Sounding Bitter

By Howard Kurtz
Washington Post Staff Writer
Monday, April 14, 2008; 9:16 AM

Barack Obama seems to have stepped in it.

This time the offending words are not his former pastor's, but his own.

He sounds condescending toward small-town Pennsylvanians.

Huffington Post blogger Mayhill Fowler-- describing herself as "over-educated sixty year-old woman with politics in my blood"--broke the story with an audiotape of his remarks at a California fundraiser.

What are the ethics, by the way, of being an Obama donor--which is how Fowler got into the closed event--and surreptitiously taping the speaker? Fowler did not respond to a request for comment. That doesn't let Obama off the hook, of course, since speaking to an audience, even a paying audience, is not exactly a secret event.
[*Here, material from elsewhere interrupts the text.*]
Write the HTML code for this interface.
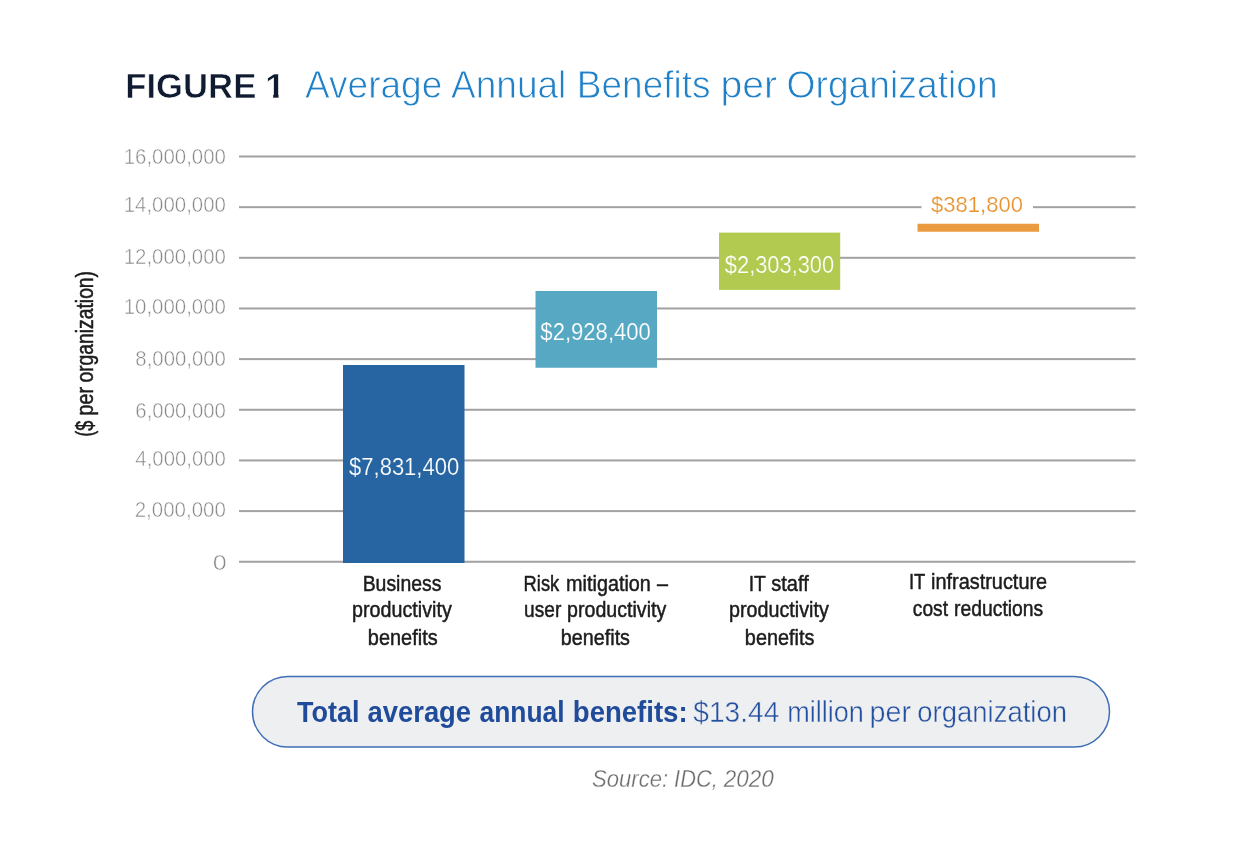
<!DOCTYPE html>
<html lang="en"><head><meta charset="utf-8"><title>Figure 1 - Average Annual Benefits per Organization</title>
<style>html,body{margin:0;padding:0;background:#fff;}body{width:1240px;height:845px;overflow:hidden;}svg{display:block;}text{font-family:"Liberation Sans",Arial,Helvetica,sans-serif;white-space:pre;}</style>
</head><body>
<svg width="1240" height="845" viewBox="0 0 1240 845">
<defs><clipPath id="one"><path d="M255 60H278.5V104H273.2V86H255Z"/></clipPath></defs>
<rect width="1240" height="845" fill="#ffffff"/>
<rect x="239" y="155.50" width="896.5" height="2" fill="#a3a1a1"/>
<rect x="239" y="206.16" width="896.5" height="2" fill="#a3a1a1"/>
<rect x="239" y="256.81" width="896.5" height="2" fill="#a3a1a1"/>
<rect x="239" y="307.47" width="896.5" height="2" fill="#a3a1a1"/>
<rect x="239" y="358.12" width="896.5" height="2" fill="#a3a1a1"/>
<rect x="239" y="408.78" width="896.5" height="2" fill="#a3a1a1"/>
<rect x="239" y="459.44" width="896.5" height="2" fill="#a3a1a1"/>
<rect x="239" y="510.09" width="896.5" height="2" fill="#a3a1a1"/>
<rect x="239" y="560.75" width="896.5" height="2" fill="#a3a1a1"/>
<rect x="343" y="365" width="121.5" height="198" fill="#2765a2"/>
<rect x="535.5" y="291" width="121.5" height="76.75" fill="#57a9c3"/>
<rect x="719" y="232.6" width="121.2" height="57.3" fill="#b1ca4f"/>
<rect x="921.5" y="190" width="111.5" height="30" fill="#ffffff"/>
<rect x="917.5" y="223.75" width="121.5" height="8" fill="#eb9b3f"/>
<rect x="252.5" y="676.5" width="857" height="70.5" rx="35.25" ry="35.25" fill="#eeeff1" stroke="#3f6eb6" stroke-width="1.5"/>
<text y="98.1" font-size="35.8" fill="#101b31" font-weight="bold" stroke="#ffffff" stroke-width="0.6" stroke-linejoin="round"><tspan x="125.3" textLength="131" lengthAdjust="spacingAndGlyphs">FIGURE</tspan></text>
<text x="265.2" y="98.1" font-size="35.8" fill="#101b31" font-weight="bold" stroke="#ffffff" stroke-width="0.6" clip-path="url(#one)">1</text>
<text y="98" font-size="39.6" fill="#2080c8" stroke="#ffffff" stroke-width="0.8" stroke-linejoin="round"><tspan x="304.98" textLength="137.32" lengthAdjust="spacingAndGlyphs">Average</tspan> <tspan x="451.1" textLength="115.22" lengthAdjust="spacingAndGlyphs">Annual</tspan> <tspan x="576.78" textLength="133.76" lengthAdjust="spacingAndGlyphs">Benefits</tspan> <tspan x="720.54" textLength="56.62" lengthAdjust="spacingAndGlyphs">per</tspan> <tspan x="786.56" textLength="211.14" lengthAdjust="spacingAndGlyphs">Organization</tspan></text>
<text y="163.5" font-size="22" fill="#888888" stroke="#ffffff" stroke-width="0.5" stroke-linejoin="round"><tspan x="123.7" textLength="102.2" lengthAdjust="spacingAndGlyphs">16,000,000</tspan></text>
<text y="212.4" font-size="22" fill="#888888" stroke="#ffffff" stroke-width="0.5" stroke-linejoin="round"><tspan x="123.7" textLength="102.2" lengthAdjust="spacingAndGlyphs">14,000,000</tspan></text>
<text y="263.5" font-size="22" fill="#888888" stroke="#ffffff" stroke-width="0.5" stroke-linejoin="round"><tspan x="123.7" textLength="102.2" lengthAdjust="spacingAndGlyphs">12,000,000</tspan></text>
<text y="313.7" font-size="22" fill="#888888" stroke="#ffffff" stroke-width="0.5" stroke-linejoin="round"><tspan x="123.7" textLength="102.2" lengthAdjust="spacingAndGlyphs">10,000,000</tspan></text>
<text y="365.9" font-size="22" fill="#888888" stroke="#ffffff" stroke-width="0.5" stroke-linejoin="round"><tspan x="135.35" textLength="90.55" lengthAdjust="spacingAndGlyphs">8,000,000</tspan></text>
<text y="417.6" font-size="22" fill="#888888" stroke="#ffffff" stroke-width="0.5" stroke-linejoin="round"><tspan x="135.35" textLength="90.55" lengthAdjust="spacingAndGlyphs">6,000,000</tspan></text>
<text y="466" font-size="22" fill="#888888" stroke="#ffffff" stroke-width="0.5" stroke-linejoin="round"><tspan x="135.35" textLength="90.55" lengthAdjust="spacingAndGlyphs">4,000,000</tspan></text>
<text y="516.7" font-size="22" fill="#888888" stroke="#ffffff" stroke-width="0.5" stroke-linejoin="round"><tspan x="134.7" textLength="91.2" lengthAdjust="spacingAndGlyphs">2,000,000</tspan></text>
<text y="569.8" font-size="22" fill="#888888" stroke="#ffffff" stroke-width="0.5" stroke-linejoin="round"><tspan x="212.84" textLength="13.96" lengthAdjust="spacingAndGlyphs">0</tspan></text>
<text y="93.1" font-size="23" fill="#1c1c1c" stroke="#1c1c1c" stroke-width="0.5" stroke-linejoin="round" transform="rotate(-90)"><tspan x="-436.78" textLength="16.1" lengthAdjust="spacingAndGlyphs">($</tspan> <tspan x="-415.38" textLength="28.3" lengthAdjust="spacingAndGlyphs">per</tspan> <tspan x="-382.56" textLength="111.58" lengthAdjust="spacingAndGlyphs">organization)</tspan></text>
<text y="474.5" font-size="23.5" fill="#ffffff" stroke="#2765a2" stroke-width="0.2" stroke-linejoin="round"><tspan x="349.1" textLength="110.05" lengthAdjust="spacingAndGlyphs">$7,831,400</tspan></text>
<text y="340.3" font-size="23.5" fill="#ffffff" stroke="#57a9c3" stroke-width="0.2" stroke-linejoin="round"><tspan x="540.35" textLength="110.55" lengthAdjust="spacingAndGlyphs">$2,928,400</tspan></text>
<text y="272.5" font-size="23.5" fill="#ffffff" stroke="#b1ca4f" stroke-width="0.2" stroke-linejoin="round"><tspan x="724.85" textLength="109.3" lengthAdjust="spacingAndGlyphs">$2,303,300</tspan></text>
<text y="211.7" font-size="22.8" fill="#e8932f" stroke="#ffffff" stroke-width="0.2" stroke-linejoin="round"><tspan x="931.1" textLength="91.8" lengthAdjust="spacingAndGlyphs">$381,800</tspan></text>
<text y="590.9" font-size="22" fill="#1c1c1c" stroke="#1c1c1c" stroke-width="0.5" stroke-linejoin="round"><tspan x="362.7" textLength="78.7" lengthAdjust="spacingAndGlyphs">Business</tspan></text>
<text y="617.4" font-size="22" fill="#1c1c1c" stroke="#1c1c1c" stroke-width="0.5" stroke-linejoin="round"><tspan x="352.1" textLength="99.65" lengthAdjust="spacingAndGlyphs">productivity</tspan></text>
<text y="644.5" font-size="22" fill="#1c1c1c" stroke="#1c1c1c" stroke-width="0.5" stroke-linejoin="round"><tspan x="367.85" textLength="69.8" lengthAdjust="spacingAndGlyphs">benefits</tspan></text>
<text y="590.9" font-size="22" fill="#1c1c1c" stroke="#1c1c1c" stroke-width="0.5" stroke-linejoin="round"><tspan x="523.6" textLength="35.65" lengthAdjust="spacingAndGlyphs">Risk</tspan> <tspan x="566.1" textLength="84.8" lengthAdjust="spacingAndGlyphs">mitigation</tspan> <tspan x="657" textLength="11" lengthAdjust="spacingAndGlyphs">–</tspan></text>
<text y="617.4" font-size="22" fill="#1c1c1c" stroke="#1c1c1c" stroke-width="0.5" stroke-linejoin="round"><tspan x="524.1" textLength="37.15" lengthAdjust="spacingAndGlyphs">user</tspan> <tspan x="567.1" textLength="99.15" lengthAdjust="spacingAndGlyphs">productivity</tspan></text>
<text y="644.5" font-size="22" fill="#1c1c1c" stroke="#1c1c1c" stroke-width="0.5" stroke-linejoin="round"><tspan x="560.85" textLength="69.15" lengthAdjust="spacingAndGlyphs">benefits</tspan></text>
<text y="590.9" font-size="22" fill="#1c1c1c" stroke="#1c1c1c" stroke-width="0.5" stroke-linejoin="round"><tspan x="748.7" textLength="16.8" lengthAdjust="spacingAndGlyphs">IT</tspan> <tspan x="771.25" textLength="37.5" lengthAdjust="spacingAndGlyphs">staff</tspan></text>
<text y="617.4" font-size="22" fill="#1c1c1c" stroke="#1c1c1c" stroke-width="0.5" stroke-linejoin="round"><tspan x="729.1" textLength="99.65" lengthAdjust="spacingAndGlyphs">productivity</tspan></text>
<text y="644.5" font-size="22" fill="#1c1c1c" stroke="#1c1c1c" stroke-width="0.5" stroke-linejoin="round"><tspan x="744.85" textLength="69.55" lengthAdjust="spacingAndGlyphs">benefits</tspan></text>
<text y="588.75" font-size="22" fill="#1c1c1c" stroke="#1c1c1c" stroke-width="0.5" stroke-linejoin="round"><tspan x="908.95" textLength="16.05" lengthAdjust="spacingAndGlyphs">IT</tspan> <tspan x="931.1" textLength="116.05" lengthAdjust="spacingAndGlyphs">infrastructure</tspan></text>
<text y="615.5" font-size="22" fill="#1c1c1c" stroke="#1c1c1c" stroke-width="0.5" stroke-linejoin="round"><tspan x="912.85" textLength="35.15" lengthAdjust="spacingAndGlyphs">cost</tspan> <tspan x="954.1" textLength="89.15" lengthAdjust="spacingAndGlyphs">reductions</tspan></text>
<text y="722.1" font-size="29.5" fill="#1f4b9a" font-weight="bold"><tspan x="297.12" textLength="62.44" lengthAdjust="spacingAndGlyphs">Total</tspan> <tspan x="367.48" textLength="103.66" lengthAdjust="spacingAndGlyphs">average</tspan> <tspan x="479.48" textLength="85.06" lengthAdjust="spacingAndGlyphs">annual</tspan> <tspan x="572.82" textLength="114.76" lengthAdjust="spacingAndGlyphs">benefits:</tspan></text>
<text y="722.1" font-size="29.5" fill="#2450a0" stroke="#eeeff1" stroke-width="0.45" stroke-linejoin="round"><tspan x="693.36" textLength="85.92" lengthAdjust="spacingAndGlyphs">$13.44</tspan> <tspan x="787.2" textLength="76.74" lengthAdjust="spacingAndGlyphs">million</tspan> <tspan x="869.56" textLength="41.46" lengthAdjust="spacingAndGlyphs">per</tspan> <tspan x="917.32" textLength="149.74" lengthAdjust="spacingAndGlyphs">organization</tspan></text>
<text y="787.2" font-size="23.5" fill="#6c6c6c" font-style="italic" stroke="#ffffff" stroke-width="0.3" stroke-linejoin="round"><tspan x="592.1" textLength="75.95" lengthAdjust="spacingAndGlyphs">Source:</tspan> <tspan x="674.1" textLength="43.6" lengthAdjust="spacingAndGlyphs">IDC,</tspan> <tspan x="723.75" textLength="50" lengthAdjust="spacingAndGlyphs">2020</tspan></text>
</svg>
</body></html>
Fowler writes: "For all his soaring rhetoric, there is a dispassion about him. And yet he blends [ratiocinative] intelligence with empathetic understanding. This is a rare combination, and for many people, this aspect of Obama takes some getting used to. His Puritanical streak, moreover, while amusing to the press can be off-putting to everybody else."
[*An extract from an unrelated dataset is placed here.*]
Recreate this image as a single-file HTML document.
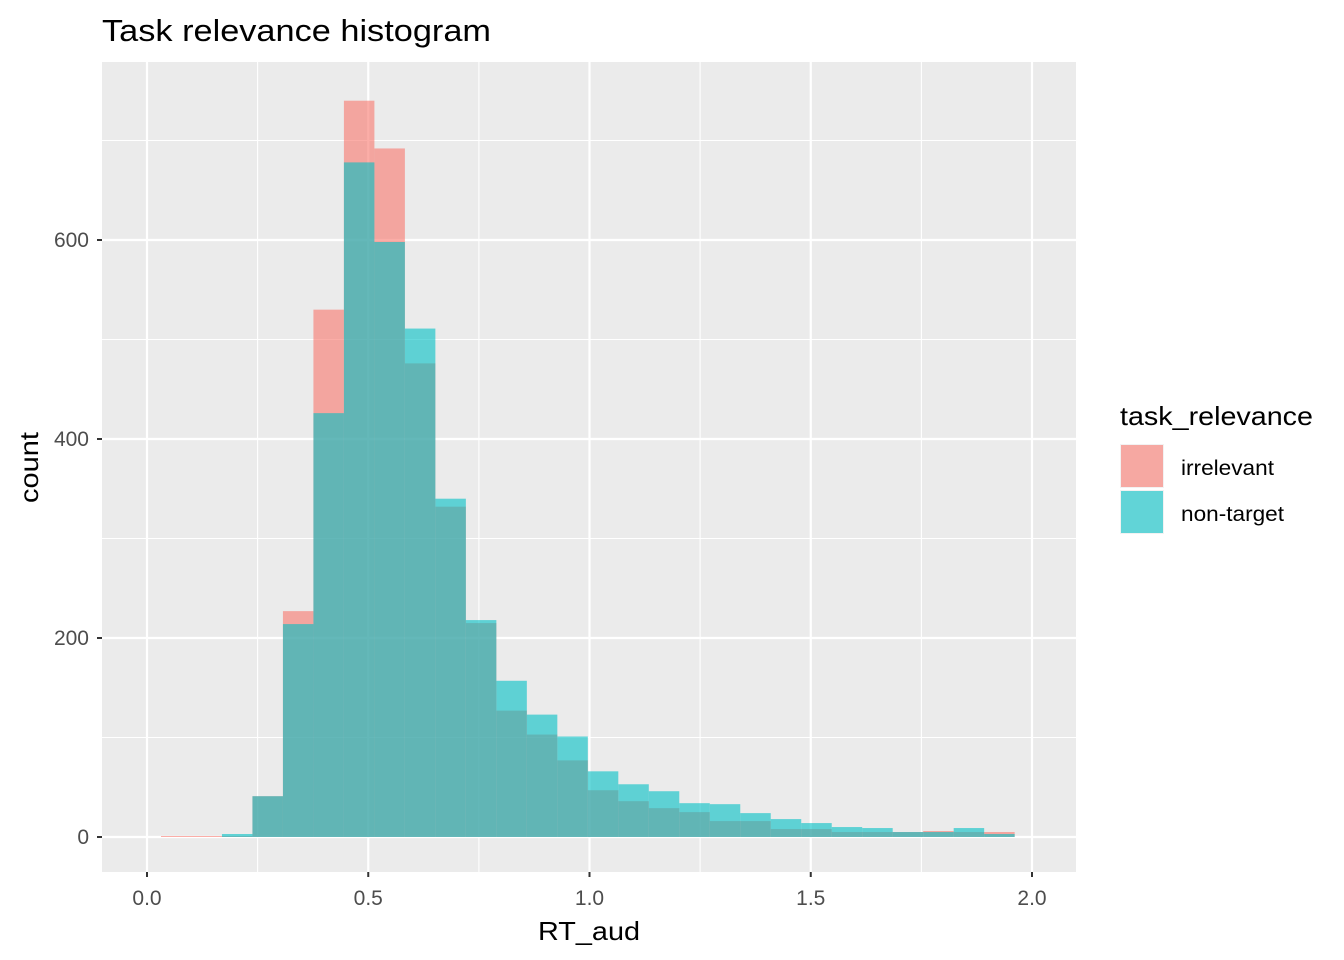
<!DOCTYPE html>
<html><head><meta charset="utf-8"><style>body{margin:0;background:#fff}svg{display:block;font-family:"Liberation Sans",Arial,sans-serif}</style></head>
<body>
<svg id="c" width="1344" height="960"></svg>
<script>
const binStart = 0.0316;
const binWidth = 0.0689;
const irrelevantCounts = [1,1,1,41,227,530,740,692,476,332,215,127,103,77,47,36,29,25,16,16,8,8,5,5,5,6,5,5];
const nonTargetCounts = [0,0,3,41,214,426,678,598,511,340,218,157,123,101,66,53,46,34,33,24,18,14,10,9,5,5,9,3];
const xTicks = [0,0.5,1,1.5,2];
const xTickLabels = ["0.0","0.5","1.0","1.5","2.0"];
const yTicks = [0,200,400,600];
const yTickLabels = ["0","200","400","600"];
const NS="http://www.w3.org/2000/svg", svg=document.getElementById('c');
const P={l:102,r:1076,t:62,b:872};
const X=v=>147+v*442.5, Y=v=>837-v*0.995;
function el(t,a,p){const e=document.createElementNS(NS,t);for(const k in a)e.setAttribute(k,a[k]);(p||svg).appendChild(e);return e;}
const bg=el('rect',{x:P.l,y:P.t,width:P.r-P.l,height:P.b-P.t,fill:'#EBEBEB'});


for(let i=0;i<xTicks.length-1;i++){const v=(xTicks[i]+xTicks[i+1])/2;const g=el('line',{x1:X(v),x2:X(v),y1:P.t,y2:P.b,stroke:'#fff','stroke-width':1.1});

}
for(let i=0;i<yTicks.length;i++){const v=yTicks[i]+100;const g=el('line',{x1:P.l,x2:P.r,y1:Y(v),y2:Y(v),stroke:'#fff','stroke-width':1.1});

}
xTicks.forEach((v,i)=>{const g=el('line',{x1:X(v),x2:X(v),y1:P.t,y2:P.b,stroke:'#fff','stroke-width':2.2});


const tk=el('line',{x1:X(v),x2:X(v),y1:P.b,y2:P.b+5,stroke:'#333','stroke-width':2});


const t=el('text',{x:X(v),y:P.b+33,'text-anchor':'middle','font-size':21,fill:'#4D4D4D'});t.textContent=xTickLabels[i];

});
yTicks.forEach((v,i)=>{const g=el('line',{x1:P.l,x2:P.r,y1:Y(v),y2:Y(v),stroke:'#fff','stroke-width':2.2});


const tk=el('line',{x1:P.l-5,x2:P.l,y1:Y(v),y2:Y(v),stroke:'#333','stroke-width':2});


const t=el('text',{x:P.l-13,y:Y(v)+7,'text-anchor':'end','font-size':21,fill:'#4D4D4D'});t.textContent=yTickLabels[i];

});
function bars(arr,color,name){arr.forEach((c,i)=>{const x0=X(binStart+i*binWidth),x1=X(binStart+(i+1)*binWidth);
const r=el('rect',{x:x0,y:Y(c),width:x1-x0,height:Y(0)-Y(c),fill:color,'fill-opacity':0.6});

});}
bars(irrelevantCounts,'#F8766D','bar-irrelevant');
bars(nonTargetCounts,'#00BFC4','bar-non-target');
const tt=el('text',{x:102,y:41,'font-size':31,fill:'#000',textLength:389,lengthAdjust:'spacingAndGlyphs'});tt.textContent='Task relevance histogram';


const xt=el('text',{x:538,y:940,'font-size':26,fill:'#000',textLength:102,lengthAdjust:'spacingAndGlyphs'});xt.textContent='RT_aud';


const yt=el('text',{x:0,y:0,'font-size':26,fill:'#000',textLength:71,lengthAdjust:'spacingAndGlyphs',transform:'translate(38,503) rotate(-90)'});yt.textContent='count';


const lt=el('text',{x:1120,y:425,'font-size':26,fill:'#000',textLength:193,lengthAdjust:'spacingAndGlyphs'});lt.textContent='task_relevance';


[['irrelevant','#F8766D',444,93],['non-target','#00BFC4',490,103]].forEach(([n,c,y,w])=>{
const b=el('rect',{x:1120,y:y,width:44,height:44,fill:'#F2F2F2'});


const k=el('rect',{x:1121,y:y+1,width:42,height:42,fill:c,'fill-opacity':0.6});


const t=el('text',{x:1181,y:y+31,'font-size':21,fill:'#000',textLength:w,lengthAdjust:'spacingAndGlyphs'});t.textContent=n;

});
</script>
</body></html>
What Obama said about the small-towners, as you've probably heard by now, was: "It's not surprising then they get bitter, they cling to guns or religion or antipathy to people who aren't like them or anti-immigrant sentiment or anti-trade sentiment as a way to explain their frustrations."

Not good. A pretty significant blunder. Plays into the worst stereotype of him as an elitist who can't connect with the working classes. The guy who bowled 37.

And yet, most people (and most journalists) know what he was trying to say. Not that small-towners are gun nuts. Or religious nuts, not from a regular churchgoer. Obama was trying to say that these folks voted on social issues, distracting wedge issues, when their real problem was economic. As he said a moment earlier, their areas have been losing jobs for 25 years, and "they fell through the Clinton administration, and the Bush administration."

Well, when you're imprecise in politics, you pay a price. Obama has played that game with John McCain's "100 years" comment. So it's little surprise that Hillary Clinton and McCain went after him, hard. But I do think journalists should try to paint a full picture here.

National Review's Jim Geraghty: "Yeah, I hate it when someone who's frustrated, and worried about their employment, say, starting January 20, 2009, decides to cling to anti-trade sentiment. You know, when they say that the U.S. should threaten to opt out of NAFTA. You know, like the guy who goes in front of union members and denounces trade deals with South Korea, and NAFTA, and CAFTA, and the Colombia Free Trade Agreement."

Big Tent Democrat: "I predict Obama gets away with it. ESPECIALLY now that Hillary is involved. Hillary Hate in the Media trumps McCain Love. See Wright, Jeremiah, so far."